A Quantum Neural Network Transfer-Learning Model for Forecasting Problems with Continuous and Discrete Variables
This work addresses forecasting problems for domains such as energy and finance by enabling efficient transfer learning with quantum models, though it is incremental as it builds on existing quantum neural network approaches.
The study introduced continuous- and discrete-variable quantum neural network models for transfer learning in forecasting tasks, achieving strong performance by training on a single dataset and applying frozen parameters to multiple problems like energy consumption and cryptocurrency prediction with minimal fine-tuning.

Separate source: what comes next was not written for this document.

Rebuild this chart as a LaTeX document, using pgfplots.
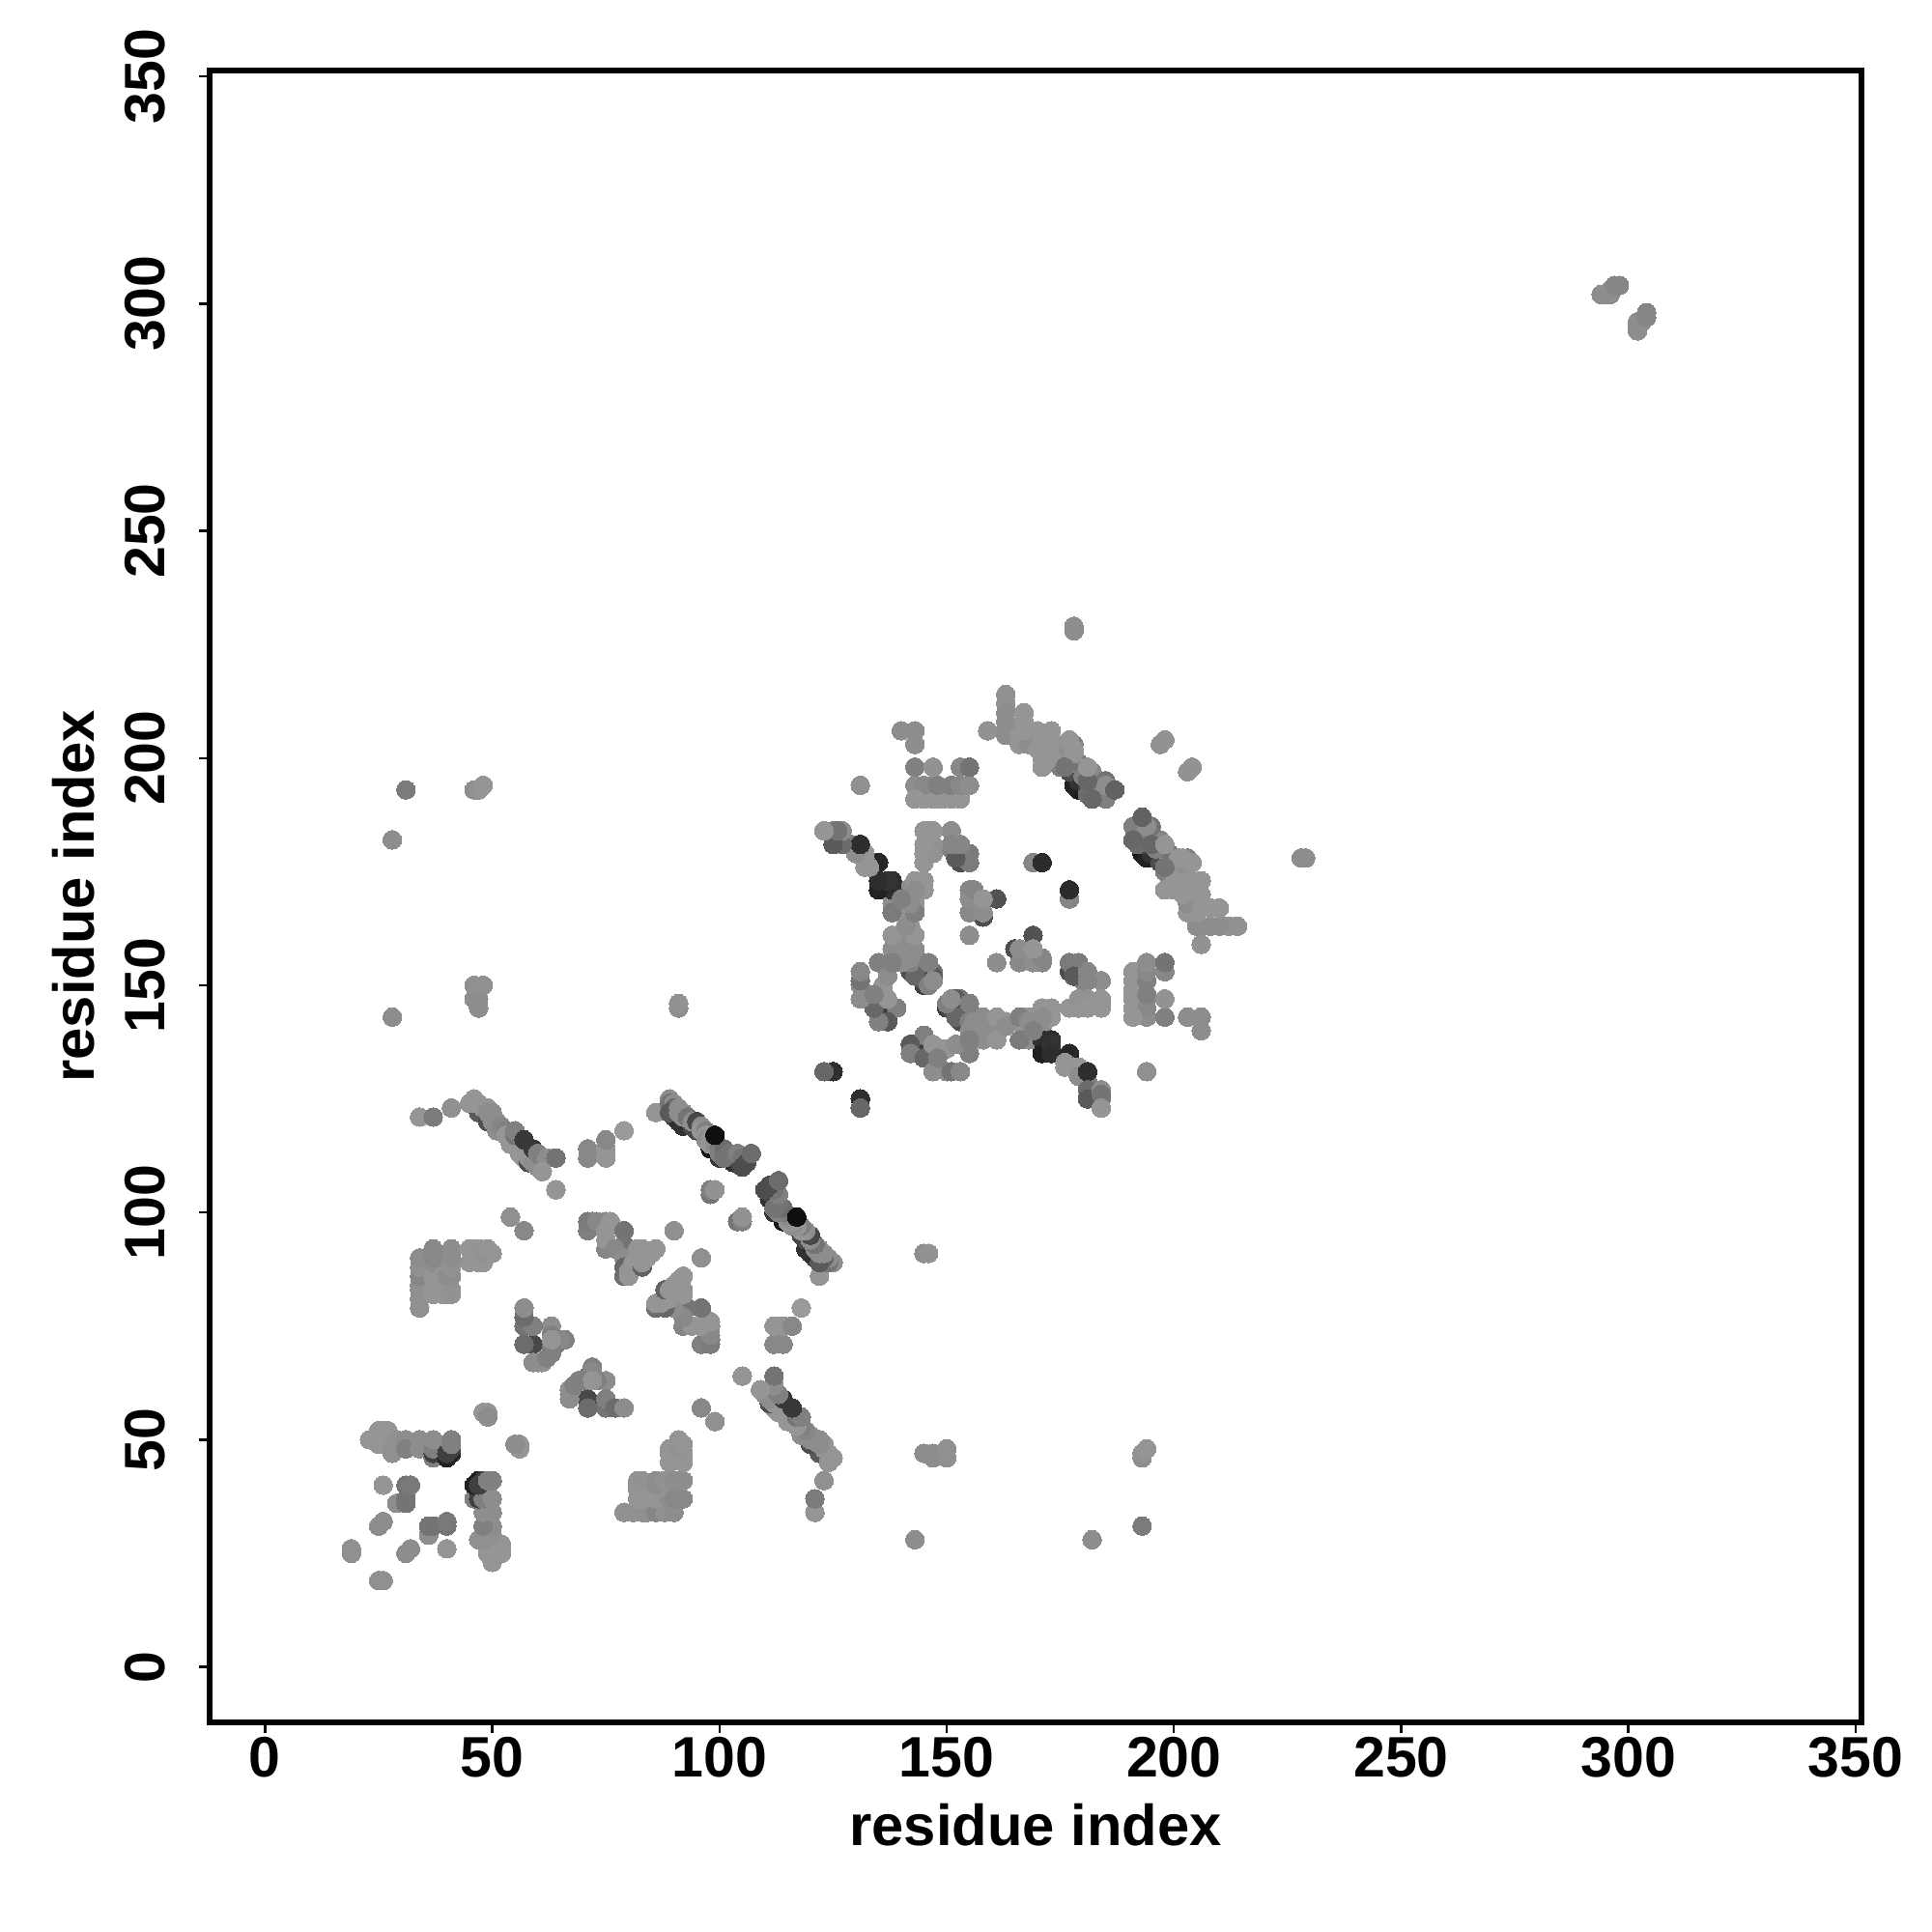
\documentclass[border=0pt]{standalone}
\usepackage{pgfplots}
\usepackage{pgfplotstable}
\usepackage{fontspec}
\setmainfont{Liberation Sans}
\pgfplotsset{compat=1.18}

% contact pairs, i<j, the map is symmetric; g is the grey level
\pgfplotstableread{
a b g
19 25 .56
19 26 .56
25 31 .55
26 32 .55
26 40 .58
29 36 .55
31 36 .45
31 37 .45
31 40 .45
32 40 .47
23 50 .58
25 49 .58
25 50 .58
25 52 .58
26 52 .58
27 52 .58
27 50 .58
28 50 .58
28 48 .56
28 47 .56
29 50 .56
31 50 .55
31 48 .5
34 48 .55
34 50 .55
37 46 .5
37 47 .25
37 48 .5
37 50 .55
41 47 .13
40 46 .13
40 47 .25
41 48 .25
41 49 .5
41 50 .5
48 56 .58
49 56 .58
49 55 .55
34 79 .56
34 81 .56
34 83 .56
34 84 .56
34 86 .52
34 88 .56
34 90 .55
37 82 .58
37 83 .58
37 86 .58
37 89 .55
37 90 .53
37 91 .53
37 92 .53
39 82 .58
39 86 .58
40 82 .58
40 86 .55
41 82 .57
41 83 .57
41 86 .55
41 88 .57
41 89 .57
41 90 .55
41 91 .55
41 92 .55
45 89 .58
45 92 .58
46 92 .58
47 89 .58
47 92 .58
48 89 .58
48 91 .57
49 92 .58
50 91 .58
28 143 .55
28 182 .55
31 193 .48
46 193 .55
47 193 .57
48 194 .58
47 145 .55
47 147 .55
46 147 .55
46 150 .56
48 150 .56
91 145 .55
91 146 .57
34 121 .58
37 121 .48
41 123 .56
47 122 .35
49 120 .3
50 121 .45
45 124 .58
46 125 .58
47 124 .58
48 123 .58
49 123 .58
49 122 .55
50 122 .55
50 120 .55
51 120 .55
51 118 .55
52 119 .52
53 118 .5
53 117 .58
54 116 .58
55 115 .58
56 114 .58
54 115 .58
56 113 .58
57 113 .58
57 112 .58
58 111 .3
58 112 .58
59 111 .55
60 110 .55
55 117 .45
55 118 .5
57 116 .22
59 114 .22
60 113 .5
61 112 .5
62 112 .55
64 112 .45
61 109 .58
64 105 .58
71 112 .53
71 114 .53
75 112 .58
75 114 .58
75 116 .53
79 118 .6
54 99 .56
57 96 .53
90 96 .56
71 96 .5
71 98 .48
72 98 .48
73 98 .53
75 98 .53
76 98 .58
75 96 .58
79 96 .45
75 92 .52
75 94 .58
79 92 .53
79 93 .45
77 92 .53
79 90 .55
79 88 .4
79 86 .42
80 86 .58
80 87 .58
81 89 .58
82 92 .58
83 92 .58
82 90 .58
83 88 .38
83 89 .58
84 90 .58
84 91 .58
85 91 .58
86 92 .58
57 79 .55
57 77 .5
57 75 .5
59 75 .42
57 71 .42
59 71 .28
63 75 .55
63 73 .5
63 72 .45
66 72 .5
64 71 .45
63 70 .5
63 69 .5
59 67 .56
60 67 .56
61 67 .56
62 68 .5
63 72 .5
65 72 .53
57 75 .45
59 75 .5
57 71 .42
57 77 .42
57 79 .55
63 70 .5
63 72 .58
59 67 .55
62 68 .5
98 104 .45
98 105 .5
99 105 .57
86 122 .58
90 121 .25
91 120 .18
92 119 .2
93 120 .15
94 119 .3
95 118 .28
98 114 .08
100 112 .2
102 112 .15
103 111 .18
104 111 .2
103 112 .25
89 125 .55
89 124 .45
90 124 .55
90 123 .4
89 122 .35
91 123 .55
91 122 .55
92 122 .55
92 121 .55
93 121 .45
94 120 .55
95 120 .28
96 119 .55
96 118 .58
97 118 .5
97 117 .58
97 116 .55
98 116 .58
98 115 .58
99 115 .55
100 114 .45
100 113 .5
101 114 .42
101 113 .42
101 112 .45
102 113 .45
104 113 .5
105 112 .45
105 110 .3
106 111 .3
107 113 .42
99 117 .06
}\contactsA
% second lot: domain 2 and the far pairs
\pgfplotstableread{
a b g
178 228 .55
178 229 .55
123 184 .6
125 181 .42
125 184 .5
127 182 .45
127 184 .5
129 181 .5
131 181 .2
130 179 .58
132 179 .58
132 176 .58
135 177 .18
135 173 .17
135 171 .14
137 171 .2
138 173 .22
125 131 .18
123 131 .4
131 194 .58
140 206 .58
143 206 .58
143 203 .5
143 198 .52
147 198 .57
153 198 .52
155 198 .5
143 194 .58
143 191 .58
145 194 .58
145 191 .58
147 194 .55
147 191 .58
149 191 .58
151 194 .5
151 191 .58
153 194 .5
153 191 .57
155 194 .58
146 184 .58
151 184 .58
146 181 .58
145 179 .58
147 180 .58
145 177 .55
151 180 .5
153 181 .48
155 179 .42
153 177 .3
155 177 .48
169 177 .52
171 177 .17
155 171 .52
155 169 .52
158 169 .52
161 169 .32
155 166 .52
158 165 .3
158 166 .45
155 161 .55
143 173 .6
145 171 .6
143 171 .55
143 166 .55
139 168 .55
138 166 .55
143 161 .58
139 161 .55
138 161 .58
141 163 .58
138 158 .58
141 158 .55
143 152 .3
144 153 .25
145 150 .25
142 153 .3
143 157 .42
145 155 .45
147 153 .45
140 155 .5
135 155 .5
131 153 .5
131 151 .48
131 150 .55
131 147 .55
137 152 .55
133 148 .55
136 149 .58
136 150 .55
137 147 .55
135 144 .52
139 145 .5
135 142 .5
137 143 .25
134 145 .45
134 148 .5
137 142 .5
138 155 .5
145 151 .3
147 152 .4
146 155 .55
142 156 .5
142 158 .55
142 161 .55
143 158 .55
142 163 .58
142 166 .58
143 168 .58
138 168 .58
141 171 .55
138 169 .55
145 173 .58
140 169 .55
155 166 .53
155 169 .55
156 171 .52
158 166 .55
158 169 .58
155 177 .48
155 179 .48
152 178 .35
153 181 .52
151 184 .55
151 181 .52
145 177 .58
147 179 .57
147 181 .57
147 184 .58
145 184 .58
145 181 .58
145 191 .58
148 191 .58
151 191 .58
153 191 .58
143 194 .55
145 194 .53
148 194 .5
151 194 .5
153 194 .53
155 194 .55
143 191 .58
143 198 .5
147 198 .57
153 198 .53
155 198 .45
143 203 .55
143 206 .55
140 206 .55
131 194 .56
138 171 .18
138 173 .18
135 171 .13
137 173 .2
135 173 .18
135 177 .15
133 176 .58
132 178 .58
130 179 .55
131 181 .18
127 181 .42
125 181 .35
127 184 .55
126 184 .45
123 184 .58
147 152 .35
145 151 .33
144 153 .3
143 152 .4
146 150 .5
147 151 .55
146 155 .5
142 155 .5
142 156 .55
142 158 .55
140 155 .55
138 158 .55
143 161 .58
138 161 .58
141 163 .55
143 166 .5
138 166 .48
142 168 .55
145 171 .58
143 173 .58
143 171 .55
140 169 .5
139 145 .5
137 142 .35
135 142 .5
134 145 .4
137 147 .58
131 147 .55
131 151 .45
131 153 .53
136 150 .58
135 155 .5
137 152 .55
134 148 .5
138 155 .5
179 193 .1
178 194 .13
179 195 .2
181 194 .25
177 197 .3
159 206 .57
163 214 .57
163 212 .57
163 210 .55
163 208 .55
163 206 .55
163 205 .55
166 205 .58
166 203 .58
167 210 .58
167 208 .58
168 205 .58
168 203 .55
170 206 .58
173 206 .58
171 203 .58
172 204 .58
170 202 .58
171 198 .5
174 203 .58
176 203 .57
178 203 .5
176 200 .55
175 198 .5
178 199 .58
179 199 .45
180 196 .5
182 197 .52
181 192 .42
183 193 .5
185 195 .45
185 191 .5
185 194 .55
187 193 .38
182 191 .4
181 195 .4
177 204 .58
173 204 .58
173 200 .58
171 200 .58
171 198 .58
178 201 .58
178 202 .58
176 198 .45
181 198 .58
167 206 .58
197 203 .57
198 204 .57
}\contactsB
\pgfplotstableread{
a b g
294 302 .55
295 302 .55
296 302 .55
296 303 .55
297 304 .52
298 304 .52
}\contactsC

\begin{document}
\begin{tikzpicture}
\path[use as bounding box] (-21.7mm,-21.7mm) rectangle (178.3mm,178.3mm);
\begin{axis}[
    scale only axis,
    width=171mm,
    height=171mm,
    xmin=-12.2, xmax=351.3,
    ymin=-12.2, ymax=351.3,
    xtick={0,50,...,350},
    ytick={0,50,...,350},
    xtick pos=bottom,
    ytick pos=left,
    tick align=outside,
    major tick length=3.1pt,
    tick style={line width=.7pt,black},
    axis line style={line width=1.6pt},
    /pgf/number format/assume math mode=true,
    ticklabel style={font=\fontsize{16.8}{20}\selectfont\bfseries},
    xticklabel style={anchor=base,yshift=-13pt},
    yticklabel style={rotate=90,anchor=base,yshift=10pt},
    label style={font=\fontsize{17}{20}\selectfont\bfseries},
    xlabel={residue index},
    ylabel={residue index},
    xlabel style={at={(axis description cs:0.5,0)},anchor=base,yshift=-36.4pt},
    ylabel style={at={(axis description cs:0,0.5)},anchor=base,yshift=33.9pt},
    colormap={greys}{gray(0cm)=(0); gray(1cm)=(1)},
    point meta min=0, point meta max=1,
    scatter/use mapped color={draw=mapped color,fill=mapped color},
    contacts/.style={scatter,only marks,mark=*,mark size=2.75pt,line width=0pt,point meta=explicit},
]
\addplot[contacts] table[x=b,y=a,meta=g] {\contactsA};
\addplot[contacts] table[x=b,y=a,meta=g] {\contactsB};
\addplot[contacts] table[x=b,y=a,meta=g] {\contactsC};
\addplot[contacts] table[x=a,y=b,meta=g] {\contactsA};
\addplot[contacts] table[x=a,y=b,meta=g] {\contactsB};
\addplot[contacts] table[x=a,y=b,meta=g] {\contactsC};
\end{axis}
\end{tikzpicture}
\end{document}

This study introduces simple yet effective continuous- and discrete-variable quantum neural network (QNN) models as a transfer-learning approach for forecasting tasks. The CV-QNN features a single quantum layer with two qubits to establish entanglement and utilizes a minimal set of quantum gates, including displacement, rotation, beam splitter, squeezing, and a non-Gaussian cubic-phase gate, with a maximum of eight trainable parameters. A key advantage of this model is its ability to be trained on a single dataset, after which the learned parameters can be transferred to other forecasting problems with little to no fine-tuning. Initially trained on the Kurdistan load demand dataset, the model's frozen parameters are successfully applied to various forecasting tasks, including energy consumption, traffic flow, weather conditions, and cryptocurrency price prediction, demonstrating strong performance. Furthermore, the study introduces a discrete-variable quantum model with an equivalent 2- and 4-wire configuration and presents a performance assessment, showing good but relatively lower effectiveness compared to the continuous-variable model.